* _Task to complete_
Nothing outside the range from the line with "Convert this chart to Plotly code." to the line with "import plotly.graph_objects as go" belongs in the copy, and no pictures do either; repeat that range exactly.

* _Data_
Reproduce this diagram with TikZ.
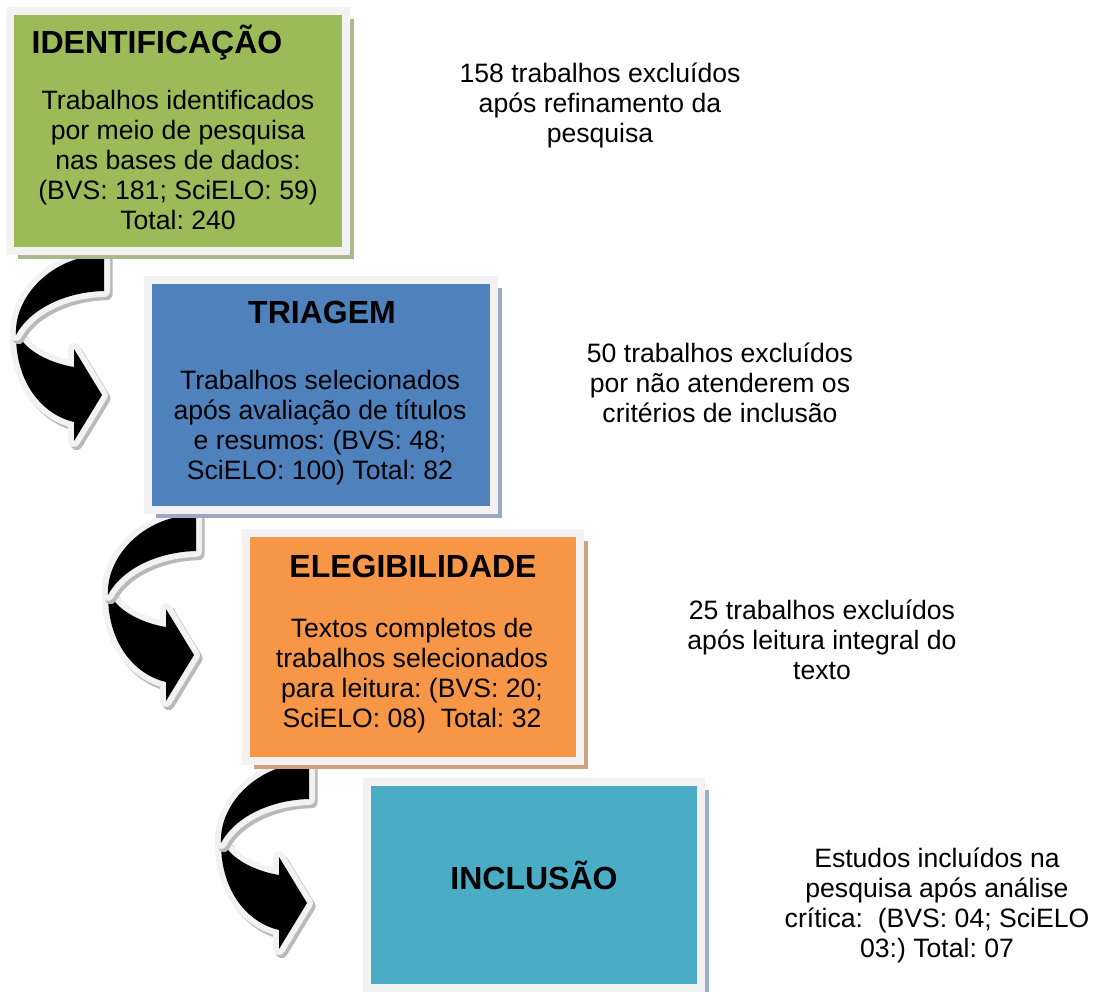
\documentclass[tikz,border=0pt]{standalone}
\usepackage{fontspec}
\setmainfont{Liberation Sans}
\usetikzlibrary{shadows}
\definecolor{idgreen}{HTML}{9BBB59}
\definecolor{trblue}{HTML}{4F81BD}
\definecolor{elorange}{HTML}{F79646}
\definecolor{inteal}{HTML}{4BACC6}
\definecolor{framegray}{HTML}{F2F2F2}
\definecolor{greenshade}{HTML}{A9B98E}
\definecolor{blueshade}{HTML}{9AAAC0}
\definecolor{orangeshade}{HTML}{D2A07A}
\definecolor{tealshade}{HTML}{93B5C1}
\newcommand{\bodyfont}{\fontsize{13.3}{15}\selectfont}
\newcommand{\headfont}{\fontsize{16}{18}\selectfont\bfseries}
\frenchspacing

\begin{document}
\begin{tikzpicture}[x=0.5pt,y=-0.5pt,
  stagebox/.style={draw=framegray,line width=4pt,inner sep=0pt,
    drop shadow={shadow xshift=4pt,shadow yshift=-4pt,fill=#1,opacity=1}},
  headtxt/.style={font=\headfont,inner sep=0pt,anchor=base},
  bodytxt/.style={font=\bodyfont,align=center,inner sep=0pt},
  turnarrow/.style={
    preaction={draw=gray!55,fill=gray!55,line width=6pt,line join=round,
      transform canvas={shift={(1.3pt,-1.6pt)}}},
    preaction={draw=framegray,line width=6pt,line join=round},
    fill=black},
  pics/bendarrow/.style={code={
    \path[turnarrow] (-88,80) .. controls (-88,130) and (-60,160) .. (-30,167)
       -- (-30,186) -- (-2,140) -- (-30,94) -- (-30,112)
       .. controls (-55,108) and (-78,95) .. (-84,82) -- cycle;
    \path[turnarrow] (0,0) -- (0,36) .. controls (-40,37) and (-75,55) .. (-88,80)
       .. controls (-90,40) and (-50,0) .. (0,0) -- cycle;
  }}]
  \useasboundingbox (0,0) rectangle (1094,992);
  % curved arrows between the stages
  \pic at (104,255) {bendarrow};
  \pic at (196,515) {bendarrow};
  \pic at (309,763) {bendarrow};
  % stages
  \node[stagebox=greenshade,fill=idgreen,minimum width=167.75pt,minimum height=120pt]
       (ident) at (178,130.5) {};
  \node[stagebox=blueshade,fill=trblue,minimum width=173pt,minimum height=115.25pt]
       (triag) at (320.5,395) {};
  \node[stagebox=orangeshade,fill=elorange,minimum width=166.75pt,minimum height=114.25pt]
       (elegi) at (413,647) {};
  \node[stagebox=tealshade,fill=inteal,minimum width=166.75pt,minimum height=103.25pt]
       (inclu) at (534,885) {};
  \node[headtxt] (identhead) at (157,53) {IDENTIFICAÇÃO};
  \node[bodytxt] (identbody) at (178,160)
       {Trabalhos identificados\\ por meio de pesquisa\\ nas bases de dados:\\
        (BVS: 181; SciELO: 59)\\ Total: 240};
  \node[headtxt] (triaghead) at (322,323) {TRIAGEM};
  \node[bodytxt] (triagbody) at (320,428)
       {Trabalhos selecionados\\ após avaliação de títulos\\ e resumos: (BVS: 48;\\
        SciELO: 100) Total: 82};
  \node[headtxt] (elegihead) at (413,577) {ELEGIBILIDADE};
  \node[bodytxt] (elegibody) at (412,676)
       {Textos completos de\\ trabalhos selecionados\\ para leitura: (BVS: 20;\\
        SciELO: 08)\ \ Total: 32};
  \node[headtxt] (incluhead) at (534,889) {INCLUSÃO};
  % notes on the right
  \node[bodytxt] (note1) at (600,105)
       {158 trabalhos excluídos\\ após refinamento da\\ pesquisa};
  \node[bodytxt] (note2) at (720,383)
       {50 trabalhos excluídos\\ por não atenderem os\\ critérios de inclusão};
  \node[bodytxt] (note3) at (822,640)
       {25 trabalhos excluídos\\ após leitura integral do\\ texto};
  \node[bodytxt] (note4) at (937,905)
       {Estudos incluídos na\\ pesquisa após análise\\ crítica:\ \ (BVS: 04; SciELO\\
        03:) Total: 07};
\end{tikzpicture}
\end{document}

--

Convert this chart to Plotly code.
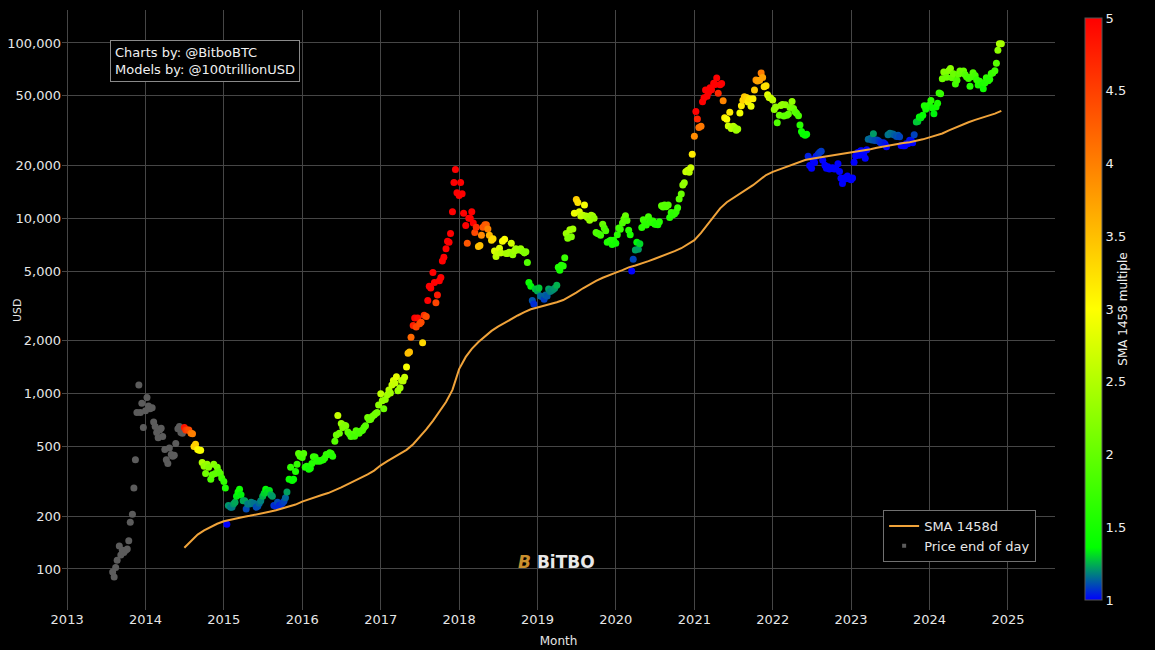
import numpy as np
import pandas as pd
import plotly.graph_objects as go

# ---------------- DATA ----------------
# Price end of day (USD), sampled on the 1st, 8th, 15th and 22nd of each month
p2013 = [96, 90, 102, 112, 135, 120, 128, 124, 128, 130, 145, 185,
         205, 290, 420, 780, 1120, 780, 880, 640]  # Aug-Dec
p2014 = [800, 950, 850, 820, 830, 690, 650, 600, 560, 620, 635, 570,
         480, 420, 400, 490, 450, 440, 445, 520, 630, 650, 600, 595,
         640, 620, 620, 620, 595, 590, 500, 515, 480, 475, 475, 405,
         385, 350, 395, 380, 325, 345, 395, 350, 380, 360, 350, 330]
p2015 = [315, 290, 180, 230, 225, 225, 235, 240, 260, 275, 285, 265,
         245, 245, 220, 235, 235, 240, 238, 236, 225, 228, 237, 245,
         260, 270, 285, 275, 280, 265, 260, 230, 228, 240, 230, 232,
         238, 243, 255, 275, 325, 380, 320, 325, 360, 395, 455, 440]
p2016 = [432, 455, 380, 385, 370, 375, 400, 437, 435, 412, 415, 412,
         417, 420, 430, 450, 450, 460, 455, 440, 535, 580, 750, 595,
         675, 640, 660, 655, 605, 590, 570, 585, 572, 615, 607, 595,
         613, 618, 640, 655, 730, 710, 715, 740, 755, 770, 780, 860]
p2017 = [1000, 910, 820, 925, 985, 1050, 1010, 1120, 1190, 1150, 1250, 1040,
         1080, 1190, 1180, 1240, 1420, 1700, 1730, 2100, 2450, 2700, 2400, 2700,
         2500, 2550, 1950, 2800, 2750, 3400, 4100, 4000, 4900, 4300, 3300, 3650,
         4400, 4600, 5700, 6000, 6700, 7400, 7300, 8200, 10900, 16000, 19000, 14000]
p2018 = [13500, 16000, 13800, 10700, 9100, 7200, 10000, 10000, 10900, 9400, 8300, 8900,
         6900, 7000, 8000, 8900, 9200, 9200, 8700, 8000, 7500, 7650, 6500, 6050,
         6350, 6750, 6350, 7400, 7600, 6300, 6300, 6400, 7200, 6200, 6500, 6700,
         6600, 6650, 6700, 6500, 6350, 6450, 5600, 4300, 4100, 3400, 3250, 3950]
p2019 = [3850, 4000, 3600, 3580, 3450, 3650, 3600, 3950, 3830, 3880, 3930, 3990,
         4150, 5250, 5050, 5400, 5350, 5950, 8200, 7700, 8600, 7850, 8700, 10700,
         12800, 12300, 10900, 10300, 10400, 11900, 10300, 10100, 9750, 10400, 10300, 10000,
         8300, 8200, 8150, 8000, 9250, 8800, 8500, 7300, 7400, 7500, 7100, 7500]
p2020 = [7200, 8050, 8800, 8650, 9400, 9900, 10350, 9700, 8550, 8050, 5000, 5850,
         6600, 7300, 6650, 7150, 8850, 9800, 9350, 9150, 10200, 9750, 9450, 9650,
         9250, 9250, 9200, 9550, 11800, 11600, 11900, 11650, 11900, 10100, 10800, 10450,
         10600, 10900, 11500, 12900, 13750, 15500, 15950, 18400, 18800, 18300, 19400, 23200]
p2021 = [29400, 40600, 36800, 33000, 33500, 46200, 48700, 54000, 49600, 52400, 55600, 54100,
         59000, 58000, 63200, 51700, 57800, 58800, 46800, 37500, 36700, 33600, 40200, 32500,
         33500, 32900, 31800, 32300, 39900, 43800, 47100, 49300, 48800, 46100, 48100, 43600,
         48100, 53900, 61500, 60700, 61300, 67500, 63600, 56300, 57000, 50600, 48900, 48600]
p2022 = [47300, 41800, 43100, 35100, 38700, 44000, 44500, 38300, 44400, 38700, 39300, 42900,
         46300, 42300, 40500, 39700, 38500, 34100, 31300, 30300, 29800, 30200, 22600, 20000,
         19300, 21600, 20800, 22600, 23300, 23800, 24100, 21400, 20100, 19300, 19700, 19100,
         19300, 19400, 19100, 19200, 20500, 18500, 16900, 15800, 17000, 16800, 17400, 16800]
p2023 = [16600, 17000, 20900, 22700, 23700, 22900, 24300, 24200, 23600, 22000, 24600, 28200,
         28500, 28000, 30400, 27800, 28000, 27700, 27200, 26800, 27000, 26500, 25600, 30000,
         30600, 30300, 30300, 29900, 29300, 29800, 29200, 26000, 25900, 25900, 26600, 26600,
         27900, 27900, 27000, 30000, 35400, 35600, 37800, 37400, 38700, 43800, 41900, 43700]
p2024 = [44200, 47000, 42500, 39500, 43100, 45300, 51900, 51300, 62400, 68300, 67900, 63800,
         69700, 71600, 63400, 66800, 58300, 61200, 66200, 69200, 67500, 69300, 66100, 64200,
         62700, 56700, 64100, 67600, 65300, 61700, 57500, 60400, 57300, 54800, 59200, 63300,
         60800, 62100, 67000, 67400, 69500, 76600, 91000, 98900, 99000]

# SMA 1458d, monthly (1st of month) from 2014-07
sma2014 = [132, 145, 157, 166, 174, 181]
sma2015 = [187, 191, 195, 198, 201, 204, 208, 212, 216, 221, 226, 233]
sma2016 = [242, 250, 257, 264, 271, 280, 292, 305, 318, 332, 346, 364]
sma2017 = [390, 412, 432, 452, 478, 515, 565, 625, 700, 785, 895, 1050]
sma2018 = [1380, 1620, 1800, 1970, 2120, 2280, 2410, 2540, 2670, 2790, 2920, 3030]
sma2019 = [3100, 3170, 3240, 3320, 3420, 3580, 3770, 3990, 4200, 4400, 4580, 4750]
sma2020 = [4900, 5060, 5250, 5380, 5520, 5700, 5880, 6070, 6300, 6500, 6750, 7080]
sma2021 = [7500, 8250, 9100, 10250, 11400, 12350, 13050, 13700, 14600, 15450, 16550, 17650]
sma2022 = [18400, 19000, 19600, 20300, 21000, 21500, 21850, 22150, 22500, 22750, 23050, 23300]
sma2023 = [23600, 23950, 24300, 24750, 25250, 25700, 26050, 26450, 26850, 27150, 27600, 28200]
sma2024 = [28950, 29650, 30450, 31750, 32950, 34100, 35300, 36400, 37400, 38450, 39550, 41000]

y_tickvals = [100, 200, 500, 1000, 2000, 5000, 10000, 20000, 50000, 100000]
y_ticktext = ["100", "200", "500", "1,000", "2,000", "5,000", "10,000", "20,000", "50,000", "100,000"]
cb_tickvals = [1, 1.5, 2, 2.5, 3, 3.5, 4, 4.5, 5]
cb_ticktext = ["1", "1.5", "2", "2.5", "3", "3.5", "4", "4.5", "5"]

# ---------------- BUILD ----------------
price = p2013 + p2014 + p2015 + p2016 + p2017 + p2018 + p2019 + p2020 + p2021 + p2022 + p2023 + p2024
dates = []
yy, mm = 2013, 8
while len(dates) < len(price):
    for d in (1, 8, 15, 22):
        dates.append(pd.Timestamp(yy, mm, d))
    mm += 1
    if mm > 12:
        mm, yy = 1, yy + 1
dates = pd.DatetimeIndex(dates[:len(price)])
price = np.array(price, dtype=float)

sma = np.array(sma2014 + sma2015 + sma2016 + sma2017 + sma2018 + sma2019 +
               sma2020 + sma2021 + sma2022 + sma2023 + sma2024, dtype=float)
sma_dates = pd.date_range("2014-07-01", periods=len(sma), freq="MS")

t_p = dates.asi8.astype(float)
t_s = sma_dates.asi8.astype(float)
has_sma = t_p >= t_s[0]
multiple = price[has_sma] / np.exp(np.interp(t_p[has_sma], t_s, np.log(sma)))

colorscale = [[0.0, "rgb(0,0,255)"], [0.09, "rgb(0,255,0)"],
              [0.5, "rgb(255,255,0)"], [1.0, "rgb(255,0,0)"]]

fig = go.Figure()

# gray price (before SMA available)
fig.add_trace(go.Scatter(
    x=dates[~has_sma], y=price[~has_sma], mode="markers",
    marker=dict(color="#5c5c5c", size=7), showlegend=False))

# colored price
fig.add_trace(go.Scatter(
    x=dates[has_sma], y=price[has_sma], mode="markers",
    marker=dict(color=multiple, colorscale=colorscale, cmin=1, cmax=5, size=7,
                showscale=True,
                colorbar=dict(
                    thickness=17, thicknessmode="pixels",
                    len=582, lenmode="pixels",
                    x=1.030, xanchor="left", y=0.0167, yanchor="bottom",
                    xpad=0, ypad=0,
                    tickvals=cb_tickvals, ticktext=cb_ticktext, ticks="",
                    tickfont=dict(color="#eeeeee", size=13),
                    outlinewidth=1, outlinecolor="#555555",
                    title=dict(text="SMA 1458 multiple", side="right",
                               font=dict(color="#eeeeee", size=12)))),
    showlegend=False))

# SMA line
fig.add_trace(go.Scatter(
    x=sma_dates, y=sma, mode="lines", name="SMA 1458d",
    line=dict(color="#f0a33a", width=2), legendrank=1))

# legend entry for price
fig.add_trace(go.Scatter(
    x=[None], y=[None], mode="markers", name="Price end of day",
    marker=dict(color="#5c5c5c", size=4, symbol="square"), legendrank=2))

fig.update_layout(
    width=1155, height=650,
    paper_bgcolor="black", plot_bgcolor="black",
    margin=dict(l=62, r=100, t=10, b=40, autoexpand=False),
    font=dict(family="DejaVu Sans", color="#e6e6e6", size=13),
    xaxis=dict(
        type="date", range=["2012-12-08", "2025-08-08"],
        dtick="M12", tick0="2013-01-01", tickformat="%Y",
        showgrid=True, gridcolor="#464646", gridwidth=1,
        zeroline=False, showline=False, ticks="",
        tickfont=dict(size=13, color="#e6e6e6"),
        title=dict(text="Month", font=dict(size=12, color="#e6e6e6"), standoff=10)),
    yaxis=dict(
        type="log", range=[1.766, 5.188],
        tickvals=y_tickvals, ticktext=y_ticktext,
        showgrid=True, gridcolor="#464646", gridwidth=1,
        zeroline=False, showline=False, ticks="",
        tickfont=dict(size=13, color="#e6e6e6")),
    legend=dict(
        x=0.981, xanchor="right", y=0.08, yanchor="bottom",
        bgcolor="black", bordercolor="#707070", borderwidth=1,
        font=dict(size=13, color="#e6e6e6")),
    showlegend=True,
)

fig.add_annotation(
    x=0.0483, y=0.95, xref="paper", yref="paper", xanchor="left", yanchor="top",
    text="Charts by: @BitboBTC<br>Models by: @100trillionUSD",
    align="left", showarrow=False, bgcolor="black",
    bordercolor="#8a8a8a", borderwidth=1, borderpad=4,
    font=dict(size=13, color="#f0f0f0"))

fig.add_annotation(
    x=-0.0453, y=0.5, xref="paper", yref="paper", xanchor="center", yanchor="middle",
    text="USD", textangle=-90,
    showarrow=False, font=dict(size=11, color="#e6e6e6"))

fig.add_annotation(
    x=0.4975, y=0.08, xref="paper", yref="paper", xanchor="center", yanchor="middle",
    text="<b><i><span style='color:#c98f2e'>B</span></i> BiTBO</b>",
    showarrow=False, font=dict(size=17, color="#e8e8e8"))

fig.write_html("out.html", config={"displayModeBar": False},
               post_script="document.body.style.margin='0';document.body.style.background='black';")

* _Full answer_
Convert this chart to Plotly code.
import numpy as np
import pandas as pd
import plotly.graph_objects as go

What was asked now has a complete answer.